Fiscal deficit fell to a four-year low of 2.1 percent during the first half of this fiscal year (FY14). According to SBP''s Second Quarterly Report for FY14 on the State of Economy, this was lower than the average deficit in the preceding four years as 4 year average of fiscal deficit stood 2.6 percent of GDP. More encouragingly, this was the first time after four years that primary balance turned to a surplus in the first half of a year, it added.
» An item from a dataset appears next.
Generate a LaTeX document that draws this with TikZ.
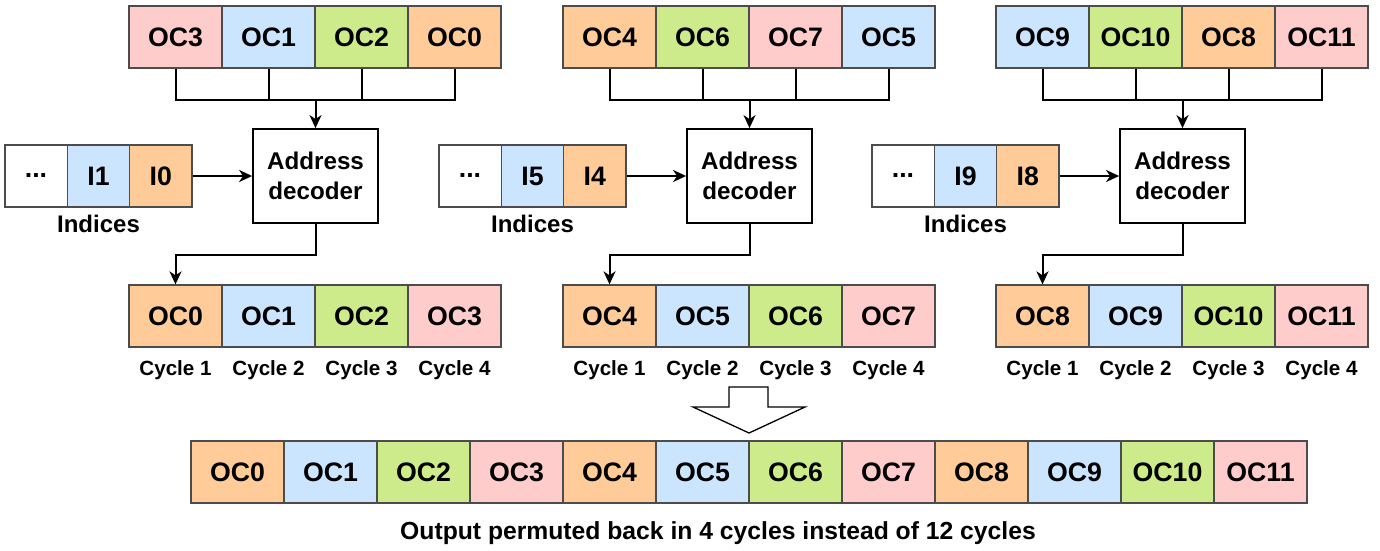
\documentclass[tikz,border=0pt]{standalone}
\usepackage{fontspec}
\setmainfont{Liberation Sans}
\usetikzlibrary{arrows.meta}
\definecolor{coulO}{HTML}{FFCC99}
\definecolor{coulB}{HTML}{CCE5FF}
\definecolor{coulV}{HTML}{CDEB8B}
\definecolor{coulR}{HTML}{FFCCCC}
\begin{document}
\begin{tikzpicture}[x=1pt,y=-1pt]
% style des nœuds
\tikzstyle{case}=[rectangle,draw=black!70,line width=1.3pt,minimum width=93pt,minimum height=62pt,inner sep=0pt,font=\bfseries\fontsize{26.7}{30}\selectfont]
\tikzstyle{caseO}=[case,fill=coulO]
\tikzstyle{caseB}=[case,fill=coulB]
\tikzstyle{caseV}=[case,fill=coulV]
\tikzstyle{caseR}=[case,fill=coulR]
\tikzstyle{indice}=[minimum width=62.3pt]
\tikzstyle{decodeur}=[rectangle,draw,line width=1.8pt,minimum width=125pt,minimum height=94pt,align=center,font=\bfseries\fontsize{24.2}{30}\selectfont]
\tikzstyle{legende}=[font=\bfseries\fontsize{24}{28}\selectfont]
\tikzstyle{cycle}=[font=\bfseries\fontsize{20.6}{24}\selectfont]
% style des flèches
\tikzstyle{trait}=[line width=2pt]
\tikzstyle{fleche}=[trait,-{Stealth[length=13pt,width=12pt,inset=4pt]}]
\useasboundingbox (0,0) rectangle (1380,550);
% bloc 1
\node[caseR] (A1) at (175.5,37) {OC3};
\node[caseB] (A2) at (268.5,37) {OC1};
\node[caseV] (A3) at (361.5,37) {OC2};
\node[caseO] (A4) at (454.5,37) {OC0};
\node[decodeur] (DA) at (315.5,176) {Address\\decoder};
\node[case,indice,fill=white] (IA1) at (36,176) {...};
\node[caseB,indice] (IA2) at (98.5,176) {I1};
\node[caseO,indice] (IA3) at (160.8,176) {I0};
\node[legende] (LA) at (98.5,224) {Indices};
\node[caseO] (SA1) at (175.5,316) {OC0};
\node[caseB] (SA2) at (268.5,316) {OC1};
\node[caseV] (SA3) at (361.5,316) {OC2};
\node[caseR] (SA4) at (454.5,316) {OC3};
\node[cycle] (CA1) at (175.5,370) {Cycle 1};
\node[cycle] (CA2) at (268.5,370) {Cycle 2};
\node[cycle] (CA3) at (361.5,370) {Cycle 3};
\node[cycle] (CA4) at (454.5,370) {Cycle 4};
% bloc 2
\node[caseO] (B1) at (609.5,37) {OC4};
\node[caseV] (B2) at (702.5,37) {OC6};
\node[caseR] (B3) at (795.5,37) {OC7};
\node[caseB] (B4) at (888.5,37) {OC5};
\node[decodeur] (DB) at (749.5,176) {Address\\decoder};
\node[case,indice,fill=white] (IB1) at (470,176) {...};
\node[caseB,indice] (IB2) at (532.5,176) {I5};
\node[caseO,indice] (IB3) at (594.8,176) {I4};
\node[legende] (LB) at (532.5,224) {Indices};
\node[caseO] (SB1) at (609.5,316) {OC4};
\node[caseB] (SB2) at (702.5,316) {OC5};
\node[caseV] (SB3) at (795.5,316) {OC6};
\node[caseR] (SB4) at (888.5,316) {OC7};
\node[cycle] (CB1) at (609.5,370) {Cycle 1};
\node[cycle] (CB2) at (702.5,370) {Cycle 2};
\node[cycle] (CB3) at (795.5,370) {Cycle 3};
\node[cycle] (CB4) at (888.5,370) {Cycle 4};
% bloc 3
\node[caseB] (C1) at (1042.5,37) {OC9};
\node[caseV] (C2) at (1135.5,37) {OC10};
\node[caseO] (C3) at (1228.5,37) {OC8};
\node[caseR] (C4) at (1321.5,37) {OC11};
\node[decodeur] (DC) at (1182.5,176) {Address\\decoder};
\node[case,indice,fill=white] (IC1) at (903,176) {...};
\node[caseB,indice] (IC2) at (965.5,176) {I9};
\node[caseO,indice] (IC3) at (1027.8,176) {I8};
\node[legende] (LC) at (965.5,224) {Indices};
\node[caseO] (SC1) at (1042.5,316) {OC8};
\node[caseB] (SC2) at (1135.5,316) {OC9};
\node[caseV] (SC3) at (1228.5,316) {OC10};
\node[caseR] (SC4) at (1321.5,316) {OC11};
\node[cycle] (CC1) at (1042.5,370) {Cycle 1};
\node[cycle] (CC2) at (1135.5,370) {Cycle 2};
\node[cycle] (CC3) at (1228.5,370) {Cycle 3};
\node[cycle] (CC4) at (1321.5,370) {Cycle 4};
% sortie finale
\node[caseO] (F0) at (237.5,472) {OC0};
\node[caseB] (F1) at (330.5,472) {OC1};
\node[caseV] (F2) at (423.5,472) {OC2};
\node[caseR] (F3) at (516.5,472) {OC3};
\node[caseO] (F4) at (609.5,472) {OC4};
\node[caseB] (F5) at (702.5,472) {OC5};
\node[caseV] (F6) at (795.5,472) {OC6};
\node[caseR] (F7) at (888.5,472) {OC7};
\node[caseO] (F8) at (981.5,472) {OC8};
\node[caseB] (F9) at (1074.5,472) {OC9};
\node[caseV] (F10) at (1167.5,472) {OC10};
\node[caseR] (F11) at (1260.5,472) {OC11};
\node[legende,font=\bfseries\fontsize{24.7}{28}\selectfont] (OUT) at (718,533) {Output permuted back in 4 cycles instead of 12 cycles};
% points de jonction
\coordinate (JA) at (315.5,99.5);
\coordinate (JB) at (749.5,99.5);
\coordinate (JC) at (1182.5,99.5);
\coordinate (KA) at (315.5,254.5);
\coordinate (KB) at (749.5,254.5);
\coordinate (KC) at (1182.5,254.5);
% Placement des flèches
\draw[trait] (A1.south) |- (JA) -| (A4.south);
\draw[trait] (A2.south) -- (A2.south |- JA);
\draw[trait] (A3.south) -- (A3.south |- JA);
\draw[fleche] (JA) -- (DA.north);
\draw[fleche] (IA3.east) -- (DA.west);
\draw[fleche] (DA.south) -- (KA) -| (SA1.north);
\draw[trait] (B1.south) |- (JB) -| (B4.south);
\draw[trait] (B2.south) -- (B2.south |- JB);
\draw[trait] (B3.south) -- (B3.south |- JB);
\draw[fleche] (JB) -- (DB.north);
\draw[fleche] (IB3.east) -- (DB.west);
\draw[fleche] (DB.south) -- (KB) -| (SB1.north);
\draw[trait] (C1.south) |- (JC) -| (C4.south);
\draw[trait] (C2.south) -- (C2.south |- JC);
\draw[trait] (C3.south) -- (C3.south |- JC);
\draw[fleche] (JC) -- (DC.north);
\draw[fleche] (IC3.east) -- (DC.west);
\draw[fleche] (DC.south) -- (KC) -| (SC1.north);
% grosse flèche
\draw[line width=1.3pt,fill=white] (729,387) -- (768,387) -- (768,407) -- (805,407) -- (749,433) -- (693,407) -- (729,407) -- cycle;
\end{tikzpicture}
\end{document}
The fiscal deficit during H1-FY14 is also lower than the same period of last fiscal year, in which it was 2.7 percent. In absolute terms, fiscal deficit narrowed to Rs 540.1 billion in H1-FY14, compared to Rs 624.7 billion in H1-FY13, the report said. This improvement was on account of a slowdown in expenditures and an increase in revenues. Worryingly, development expenditures fell sharply during H1-FY14, declining by 10.5 percent YoY against an increase of 19.5 percent during the same period last year. Both provincial and federal PSDP contributed to this decline. However, current expenditures also slowed down due to lower subsidies, the report mentioned.
On the revenue side, FBR tax receipts posted a growth of 16.8 percent for H1-FY14, against a nominal increase of 4.5 percent during the same period last year, which was mainly due to an increase in tax rates and a rise in general price level in the economy.
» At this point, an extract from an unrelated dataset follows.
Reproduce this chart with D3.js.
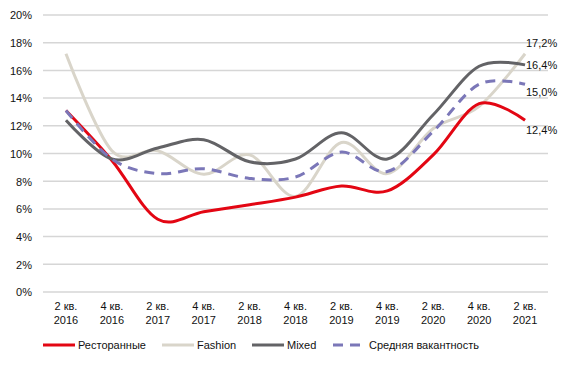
<!DOCTYPE html>
<html><head><meta charset="utf-8">
<script src="https://cdn.jsdelivr.net/npm/d3@7"></script>
<style>body{margin:0;background:#fff}svg{display:block}</style>
</head><body>
<svg id="c" width="570" height="366"></svg>
<script>
const categories = ["2 кв.|2016","4 кв.|2016","2 кв.|2017","4 кв.|2017","2 кв.|2018","4 кв.|2018","2 кв.|2019","4 кв.|2019","2 кв.|2020","4 кв.|2020","2 кв.|2021"];
const restaurants = [13.1, 9.5, 5.25, 5.8, 6.3, 6.85, 7.65, 7.3, 9.9, 13.6, 12.4];
const fashion     = [17.2, 10.2, 10.2, 8.5, 9.9, 6.9, 10.8, 8.55, 11.8, 13.4, 17.2];
const mixed       = [12.4, 9.6, 10.4, 11.0, 9.4, 9.6, 11.5, 9.6, 12.8, 16.3, 16.4];
const average     = [13.1, 9.6, 8.55, 8.9, 8.2, 8.3, 10.1, 8.7, 11.6, 15.0, 15.0];
const yTicks = [0,2,4,6,8,10,12,14,16,18,20];
const endLabels = [["17,2%", 17.2, -11], ["16,4%", 16.4, 0], ["15,0%", 15.0, 8], ["12,4%", 12.4, 10]];

(function(){
const series = [
  {name:"Ресторанные", values:restaurants, color:"#E30613", dash:null},
  {name:"Fashion", values:fashion, color:"#D9D5CA", dash:null},
  {name:"Mixed", values:mixed, color:"#636366", dash:null},
  {name:"Средняя вакантность", values:average, color:"#7B77B8", dash:"10,7"}
];

const svg = d3.select("#c");
const font = "'Liberation Sans', Arial, sans-serif";
const pLeft = 43, pRight = 548, pTop = 15, pBottom = 292;

const x = d3.scaleBand().domain(categories).range([pLeft, pRight]);
const xc = c => x(c) + x.bandwidth()/2;
const y = d3.scaleLinear().domain([0, 20]).range([pBottom, pTop]);

// gridlines
svg.append("g").selectAll("line").data(yTicks).join("line")
  .attr("x1", pLeft).attr("x2", pRight)
  .attr("y1", d => y(d)).attr("y2", d => y(d))
  .attr("stroke", "#d6d6d6").attr("stroke-width", 1.5);

// y axis labels
const yAxis = d3.axisLeft(y).tickValues(yTicks).tickFormat(d => d + "%").tickSize(0).tickPadding(0);
const ya = svg.append("g").attr("transform", `translate(32,0)`).call(yAxis);
ya.select(".domain").remove();
ya.selectAll("text").attr("font-family", font).attr("font-size", 11).attr("fill", "#111").attr("dy", "0.35em");

// x axis labels
const xAxis = d3.axisBottom(x).tickSize(0).tickFormat("");
const xa = svg.append("g").attr("transform", `translate(0,${pBottom})`).call(xAxis);
xa.select(".domain").remove();
xa.selectAll(".tick").each(function(d){
  const parts = d.split("|");
  const t = d3.select(this).append("text").attr("font-family", font).attr("font-size", 11)
    .attr("fill", "#111").attr("text-anchor", "middle");
  t.append("tspan").attr("x", 0).attr("y", 18).text(parts[0]);
  t.append("tspan").attr("x", 0).attr("y", 32).text(parts[1]);
});

// lines
const line = d3.line().x((d,i) => xc(categories[i])).y(d => y(d)).curve(d3.curveCardinal.tension(0));
const drawOrder = [series[1], series[0], series[2], series[3]];
svg.append("g").selectAll("path").data(drawOrder).join("path")
  .attr("d", s => line(s.values))
  .attr("fill", "none").attr("stroke", s => s.color).attr("stroke-width", 3)
  .attr("stroke-dasharray", s => s.dash).attr("stroke-linecap", "butt");

// end labels
svg.append("g").selectAll("text").data(endLabels).join("text")
  .attr("x", 526).attr("y", d => y(d[1]) + d[2]).attr("dy", "0.35em")
  .attr("font-family", font).attr("font-size", 11).attr("fill", "#111").text(d => d[0]);

// legend
const legendX = [43, 162, 252, 333];
const lg = svg.append("g").selectAll("g").data(series).join("g")
  .attr("transform", (d,i) => `translate(${legendX[i]},345)`);
lg.append("line").attr("x1", 0).attr("x2", s => s.dash ? 30 : 32).attr("y1", 0).attr("y2", 0)
  .attr("stroke", s => s.color).attr("stroke-width", 3).attr("stroke-dasharray", s => s.dash);
lg.append("text").attr("x", s => s.dash ? 36 : 35).attr("y", 0).attr("dy", "0.35em")
  .attr("font-family", font).attr("font-size", 11).attr("fill", "#111").text(s => s.name);
})();
</script>
</body></html>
However, according to SBP estimates, FBR collections for H1-FY14 are short by around Rs 80 billion relative to the half year target, and will need to grow by 36.6 percent in the second half to achieve the target set for FY14. This would be challenging, given the pattern of revenues collection and the nature of tax reforms undertaken so far.
The State Bank said that improvement in the fiscal and external accounts in the second half of FY14 depends on the expected proceeds from the auction of 3G licenses and Coalition Support Fund (CSF) inflows. The country expects to receive $702 million CSF inflows during H2-FY14, out of which $352 million have been realised in February 2014.
"If expected official external inflows including PTCL privatisation proceeds, the OGDCL GDR, a new Euro Bond, and fresh inflows from multilateral creditors are realised in H2-FY14, SBP''s forex reserves are likely to exceed initial projection for the full year," the report said.